Being somehow helpless

Helping my family, friends, colleagues or sometimes even people I do not know at all has always been something I regarded as nothing special.

 

For example when being out for a walk on one of the last weekends, a small delivery truck dropped several goods after speeding up when the traffic light had turned green. Fortunately the driver realised that he had lost something and stopped the vehicle right away.
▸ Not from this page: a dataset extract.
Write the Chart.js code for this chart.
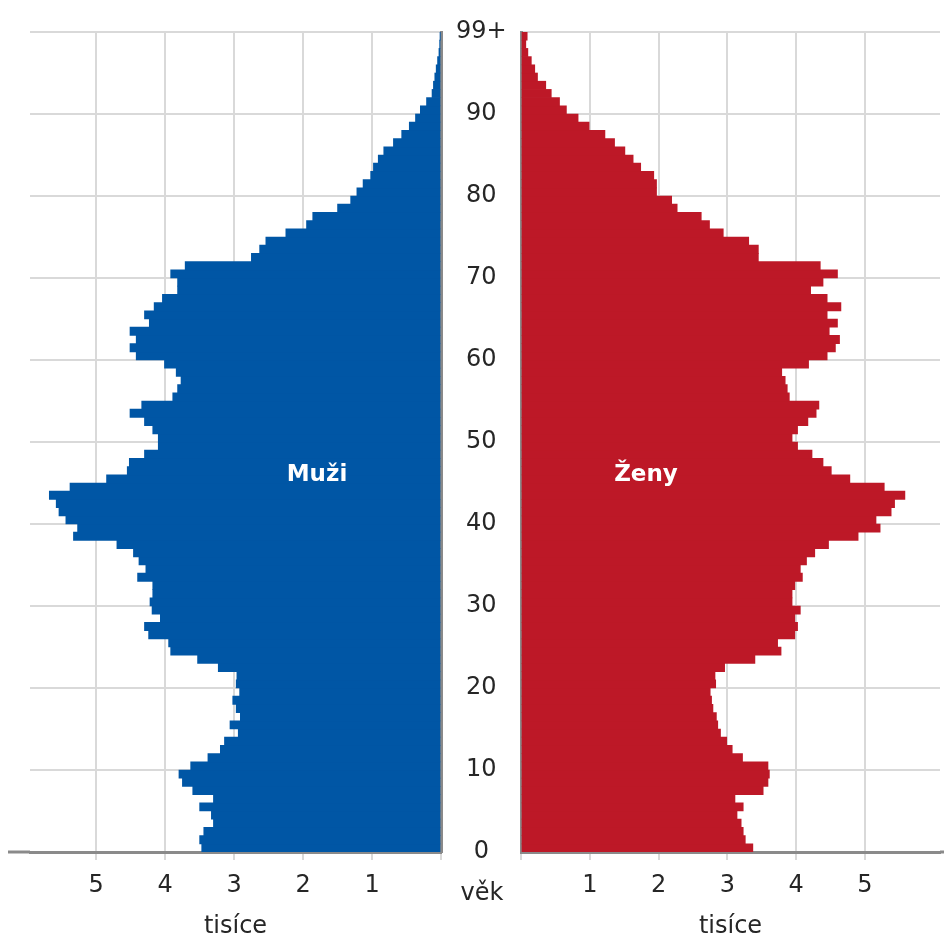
<!DOCTYPE html>
<html lang="cs">
<head>
<meta charset="utf-8">
<script src="https://cdn.jsdelivr.net/npm/chart.js@4/dist/chart.umd.min.js"></script>
<style>
html, body { margin: 0; padding: 0; background: #fff; }
#obal { position: relative; width: 944px; height: 936px; }
#muzi { position: absolute; left: 0; top: 0; }
#zeny { position: absolute; left: 501px; top: 0; }
</style>
</head>
<body>
<div id="obal">
<canvas id="muzi" width="521" height="936"></canvas>
<canvas id="zeny" width="443" height="936"></canvas>
</div>
<script>

// vek 0 .. 99+ (jeden sloupec na rok)
const vek = [
    0, 1, 2, 3, 4, 5, 6, 7, 8, 9,
    10, 11, 12, 13, 14, 15, 16, 17, 18, 19,
    20, 21, 22, 23, 24, 25, 26, 27, 28, 29,
    30, 31, 32, 33, 34, 35, 36, 37, 38, 39,
    40, 41, 42, 43, 44, 45, 46, 47, 48, 49,
    50, 51, 52, 53, 54, 55, 56, 57, 58, 59,
    60, 61, 62, 63, 64, 65, 66, 67, 68, 69,
    70, 71, 72, 73, 74, 75, 76, 77, 78, 79,
    80, 81, 82, 83, 84, 85, 86, 87, 88, 89,
    90, 91, 92, 93, 94, 95, 96, 97, 98, 99
];

// tisice osob
const muzi = [
    3.47, 3.50, 3.44, 3.30, 3.33, 3.50, 3.30, 3.60, 3.75, 3.80,
    3.63, 3.38, 3.20, 3.14, 2.94, 3.06, 2.91, 2.97, 3.02, 2.92,
    2.97, 2.96, 3.23, 3.53, 3.92, 3.95, 4.24, 4.30, 4.07, 4.19,
    4.22, 4.18, 4.18, 4.40, 4.28, 4.38, 4.46, 4.70, 5.33, 5.27,
    5.44, 5.54, 5.58, 5.68, 5.38, 4.85, 4.55, 4.52, 4.30, 4.10,
    4.10, 4.18, 4.30, 4.51, 4.34, 3.89, 3.82, 3.77, 3.84, 4.01,
    4.42, 4.51, 4.42, 4.51, 4.23, 4.30, 4.16, 4.04, 3.82, 3.82,
    3.92, 3.71, 2.75, 2.63, 2.54, 2.25, 1.95, 1.86, 1.50, 1.31,
    1.22, 1.13, 1.02, 0.98, 0.91, 0.83, 0.69, 0.57, 0.46, 0.37,
    0.30, 0.21, 0.13, 0.11, 0.09, 0.07, 0.05, 0.03, 0.02, 0.01
];

const zeny = [
    3.37, 3.26, 3.23, 3.20, 3.14, 3.23, 3.11, 3.52, 3.59, 3.61,
    3.59, 3.22, 3.07, 2.99, 2.90, 2.86, 2.84, 2.79, 2.77, 2.75,
    2.83, 2.82, 2.96, 3.40, 3.78, 3.73, 3.98, 4.02, 3.98, 4.06,
    3.94, 3.94, 3.98, 4.09, 4.06, 4.15, 4.27, 4.47, 4.90, 5.22,
    5.16, 5.38, 5.43, 5.58, 5.28, 4.78, 4.51, 4.39, 4.23, 4.02,
    3.94, 4.02, 4.17, 4.29, 4.33, 3.90, 3.87, 3.84, 3.79, 4.18,
    4.45, 4.57, 4.63, 4.48, 4.60, 4.45, 4.65, 4.45, 4.21, 4.39,
    4.60, 4.35, 3.45, 3.45, 3.31, 2.94, 2.74, 2.62, 2.27, 2.19,
    1.97, 1.97, 1.93, 1.74, 1.63, 1.51, 1.36, 1.22, 0.99, 0.83,
    0.66, 0.56, 0.44, 0.36, 0.24, 0.20, 0.15, 0.10, 0.07, 0.09
];

const tisiceTicks = [1, 2, 3, 4, 5];

const modra = '#0056a5';
const cervena = '#bd1827';
const mrizka = '#d9d9d9';
const osa = '#8a8a8a';
const text = '#262626';
const rodina = "'DejaVu Sans', Verdana, sans-serif";
const pismo = { family: rodina, size: 24 };

function body(hodnoty) {
    return vek.map((v, i) => ({ x: hodnoty[i], y: v + 0.5 }));
}

function xOsa(obracene, max) {
    return {
        type: 'linear',
        reverse: obracene,
        min: 0,
        max: max,
        afterBuildTicks: s => {
            s.ticks = s.ticks.filter(t => t.value <= 5);
        },
        ticks: {
            stepSize: 1,
            includeBounds: false,
            autoSkip: false,
            maxRotation: 0,
            padding: 11,
            color: text,
            font: pismo,
            callback: v => tisiceTicks.includes(v) ? String(v) : ''
        },
        grid: {
            color: mrizka,
            lineWidth: 2,
            tickLength: 8
        },
        border: { color: osa, width: 3 },
        title: {
            display: true,
            text: 'tisíce',
            color: text,
            font: pismo,
            padding: { top: 0, bottom: -5 }
        },
        afterFit: s => { s.height = 84; }
    };
}

function popisek(napis, x, y) {
    return {
        id: 'popisek' + napis,
        afterDatasetsDraw(chart) {
            const ctx = chart.ctx;
            ctx.save();
            ctx.fillStyle = '#ffffff';
            ctx.font = "bold 23px " + rodina;
            ctx.textAlign = 'center';
            ctx.textBaseline = 'middle';
            ctx.fillText(napis, x, y);
            ctx.restore();
        }
    };
}

const extraMuzi = {
    id: 'extraMuzi',
    afterDraw(chart) {
        const ctx = chart.ctx;
        const a = chart.chartArea;
        ctx.save();
        ctx.strokeStyle = osa;
        ctx.lineWidth = 3;
        ctx.beginPath();
        ctx.moveTo(8, a.bottom);
        ctx.lineTo(a.left, a.bottom);
        ctx.stroke();
        ctx.fillStyle = text;
        ctx.font = "24px " + rodina;
        ctx.textAlign = 'center';
        ctx.textBaseline = 'middle';
        ctx.fillText('věk', 482, 894);
        ctx.restore();
    }
};

const extraZeny = {
    id: 'extraZeny',
    afterDraw(chart) {
        const ctx = chart.ctx;
        const a = chart.chartArea;
        ctx.save();
        ctx.strokeStyle = osa;
        ctx.lineWidth = 3;
        ctx.beginPath();
        ctx.moveTo(a.right, a.bottom);
        ctx.lineTo(chart.width, a.bottom);
        ctx.stroke();
        ctx.restore();
    }
};

new Chart(document.querySelector('#muzi'), {
    type: 'bar',
    data: {
        datasets: [
            {
                label: 'Muži',
                data: body(muzi),
                backgroundColor: modra,
                borderWidth: 0,
                barPercentage: 1,
                categoryPercentage: 1
            }
        ]
    },
    options: {
        indexAxis: 'y',
        responsive: false,
        animation: false,
        layout: { padding: { left: 30, top: 32, right: 0, bottom: 0 } },
        plugins: { legend: { display: false }, tooltip: { enabled: false } },
        scales: {
            x: xOsa(true, 5.96),
            y: {
                type: 'linear',
                position: 'right',
                min: 0,
                max: 100,
                offset: false,
                ticks: {
                    stepSize: 10,
                    padding: 15,
                    crossAlign: 'center',
                    color: text,
                    font: pismo,
                    callback: v => v === 100 ? '99+' : String(v)
                },
                grid: { color: mrizka, lineWidth: 2, drawTicks: false, offset: false },
                border: { color: osa, width: 3 },
                afterFit: s => { s.width = 80; }
            }
        }
    },
    plugins: [popisek('Muži', 317, 475), extraMuzi]
});

new Chart(document.querySelector('#zeny'), {
    type: 'bar',
    data: {
        datasets: [
            {
                label: 'Ženy',
                data: body(zeny),
                backgroundColor: cervena,
                borderWidth: 0,
                barPercentage: 1,
                categoryPercentage: 1
            }
        ]
    },
    options: {
        indexAxis: 'y',
        responsive: false,
        animation: false,
        layout: { padding: { left: 0, top: 32, right: 4, bottom: 0 } },
        plugins: { legend: { display: false }, tooltip: { enabled: false } },
        scales: {
            x: xOsa(false, 6.09),
            y: {
                type: 'linear',
                position: 'left',
                min: 0,
                max: 100,
                offset: false,
                ticks: { display: false, stepSize: 10 },
                grid: { color: mrizka, lineWidth: 2, drawTicks: false, offset: false },
                border: { color: osa, width: 3 },
                afterFit: s => { s.width = 20; }
            }
        }
    },
    plugins: [popisek('Ženy', 145, 475), extraZeny]
});

</script>
</body>
</html>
Since several things were covering the road blocking the traffic for that direction, I did not hesitate for a second and helped him to pick things up get everything in its place again. We did not talk to each other at all except as as short „Thank you“ after we had been done.

 

When talking to my parents this week on the phone, they told me about technical issues with their WiFi at home. For more than one hour we tried to trouble shoot and solve the problem together. The route had been reset multiple time, connections were checked and settings confirmed, but still there was no connection to the internet at all.

 

In the end, we stopped and agreed that my brother will take a look at the router next time he will be visiting my parents. Frankly speaking, I felt very uncomfortable about this situation. Though I had tried my best to help solving the problem, it was still present as we hang up the phone. I felt pretty helpless and this still is somehow driving me crazy. Knowing that there is still an issue and I can not help gives me some kind of stress, since I can not do anything about it for the moment.

Surely it is not a severe situation and you could regard is a minor issue, but for me not being able to close this topic is annoying. Probably since I like everything to be in perfect order is the reason for that and now is the time to learn to get along with this situation. I am sure I will benefit from that also at work as I might have to go similar situations there as well.